Les candidats ont-ils des propositions crédibles pour faire face aux multiples défis?
Pas vraiment, observe M. Animasawun. Quand vous regardez attentivement les programmes des partis politiques, en particulier sur la question de la sécurité, ils n'expliquent pas comment ils comptent s'y prendre. Aucun d’entre eux ne propose une feuille de route convaincante
, opine-t-il.
Les partis politiques se soucient peu de présenter un programme détaillé parce qu'ils tiennent pour acquis que les électeurs ne les consulteront pas. Les gens vont voter pour celui qui va leur offrir le plus d’argent pour leur vote, ou celui qui appartient à la même ethnie qu’eux
, affirme-t-il.
La présence d’un nouveau candidat pourrait toutefois changer la donne. Peter Obi espère réussir une percée, même s’il n'a pas le soutien de l’un des partis traditionnels.
Il a bénéficié de la désillusion et de l'insatisfaction à l'égard des deux principaux partis
, constate Leena Koni Hoffmann-Atar. Alors que les deux autres candidats sont des représentants de la politique traditionnelle et du clientélisme, Peter Obi veut incarner le changement.
Avec son discours qui met l’accent sur la transparence et l’imputabilité, il a réussi à canaliser l’insatisfaction des jeunes.
« Les jeunes ont soif d’un nouveau type de leadership, d’un nouveau type de politique. »
Peter Obi peut créer la surprise en termes de nombre de votes
, souligne Vincent Hiribarren. Il ne sera pas forcément élu président du Nigeria, mais il peut priver ses deux adversaires principaux d'une manne de votes assez importante et il pourra sûrement influencer le deuxième tour de l'élection [prévu le 11 mars si aucun candidat n’emporte au moins 25 % des voix dans les deux tiers des 36 États du Nigeria].

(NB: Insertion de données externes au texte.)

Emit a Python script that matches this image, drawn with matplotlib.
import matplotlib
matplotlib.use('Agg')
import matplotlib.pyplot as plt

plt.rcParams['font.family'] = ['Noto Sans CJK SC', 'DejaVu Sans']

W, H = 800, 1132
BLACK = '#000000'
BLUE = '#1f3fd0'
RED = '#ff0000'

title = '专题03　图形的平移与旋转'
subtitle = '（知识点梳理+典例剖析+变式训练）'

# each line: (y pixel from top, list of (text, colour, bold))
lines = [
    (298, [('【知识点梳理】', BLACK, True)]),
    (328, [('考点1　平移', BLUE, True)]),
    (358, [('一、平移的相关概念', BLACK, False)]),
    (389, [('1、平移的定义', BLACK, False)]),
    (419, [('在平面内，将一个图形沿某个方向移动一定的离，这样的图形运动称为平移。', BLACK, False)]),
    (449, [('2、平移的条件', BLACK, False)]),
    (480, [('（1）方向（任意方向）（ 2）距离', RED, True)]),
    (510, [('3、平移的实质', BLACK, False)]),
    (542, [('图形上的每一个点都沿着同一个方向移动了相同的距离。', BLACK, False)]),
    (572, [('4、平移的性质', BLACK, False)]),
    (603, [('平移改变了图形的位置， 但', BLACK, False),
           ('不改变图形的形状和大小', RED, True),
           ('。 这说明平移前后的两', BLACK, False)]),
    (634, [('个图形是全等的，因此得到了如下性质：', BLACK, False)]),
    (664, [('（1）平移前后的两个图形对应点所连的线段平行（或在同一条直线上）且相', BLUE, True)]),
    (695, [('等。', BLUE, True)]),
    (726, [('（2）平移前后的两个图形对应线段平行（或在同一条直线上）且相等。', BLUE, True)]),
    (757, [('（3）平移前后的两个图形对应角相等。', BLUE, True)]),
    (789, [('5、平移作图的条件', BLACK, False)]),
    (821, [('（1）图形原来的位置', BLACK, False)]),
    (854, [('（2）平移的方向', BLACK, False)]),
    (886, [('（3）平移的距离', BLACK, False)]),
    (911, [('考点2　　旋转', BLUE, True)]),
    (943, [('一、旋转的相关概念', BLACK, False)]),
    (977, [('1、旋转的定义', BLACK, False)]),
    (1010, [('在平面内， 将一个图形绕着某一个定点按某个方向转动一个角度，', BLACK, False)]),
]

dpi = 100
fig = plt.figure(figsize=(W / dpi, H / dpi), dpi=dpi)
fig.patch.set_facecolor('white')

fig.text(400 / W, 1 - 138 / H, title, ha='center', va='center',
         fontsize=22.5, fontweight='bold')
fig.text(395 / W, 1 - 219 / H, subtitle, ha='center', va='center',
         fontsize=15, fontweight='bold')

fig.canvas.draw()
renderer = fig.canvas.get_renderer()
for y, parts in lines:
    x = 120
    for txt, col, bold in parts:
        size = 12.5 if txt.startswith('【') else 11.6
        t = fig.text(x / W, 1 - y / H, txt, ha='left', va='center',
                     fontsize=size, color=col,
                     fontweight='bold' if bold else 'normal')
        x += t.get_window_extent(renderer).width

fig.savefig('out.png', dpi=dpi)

Les jeunes partisans de Peter Obi, qui se font appeler Obidients
, pourraient changer la donne s'ils exercent effectivement leur droit de vote. Selon les données de la Commission électorale nationale indépendante du Nigeria (INEC), les 18-34 ans représentent 40 % des électeurs.
« Dans quelle mesure est-ce que les jeunes vont se présenter le jour du vote? Si l’on a un fort taux de participation, ce sera une élection différente. »

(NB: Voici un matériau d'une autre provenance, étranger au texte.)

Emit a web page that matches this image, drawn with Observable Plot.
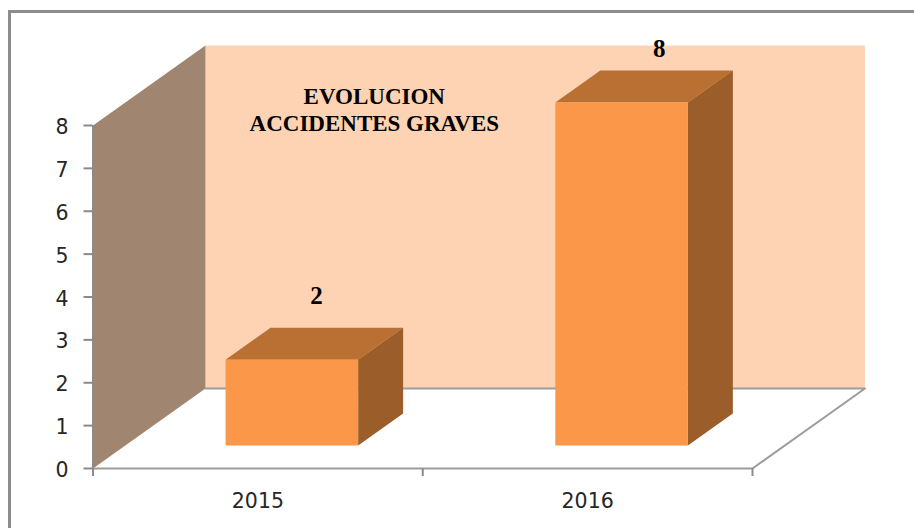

Quel que soit le résultat, le risque de violence est très élevé, estime, pour sa part, M. Animasawun.
Je crains qu’il n’y ait des violences postélectorales, explique-t-il. La tension est très élevée. Les deux partis disent que les sondages les donnent gagnants, alors que va-t-il arriver si celui qui ne gagne pas dit qu’on lui a volé l’élection?
Malgré tous les problèmes du Nigeria, l’alternance démocratique y est la norme depuis près d’un quart de siècle.
Que l'élection s'y déroule de manière pacifique est essentiel pour la stabilité du pays et pour donner l'exemple dans la région, écrit dans son dernier rapport International Crisis Group, qui redoute un surcroît de violence à l’approche du 25 février.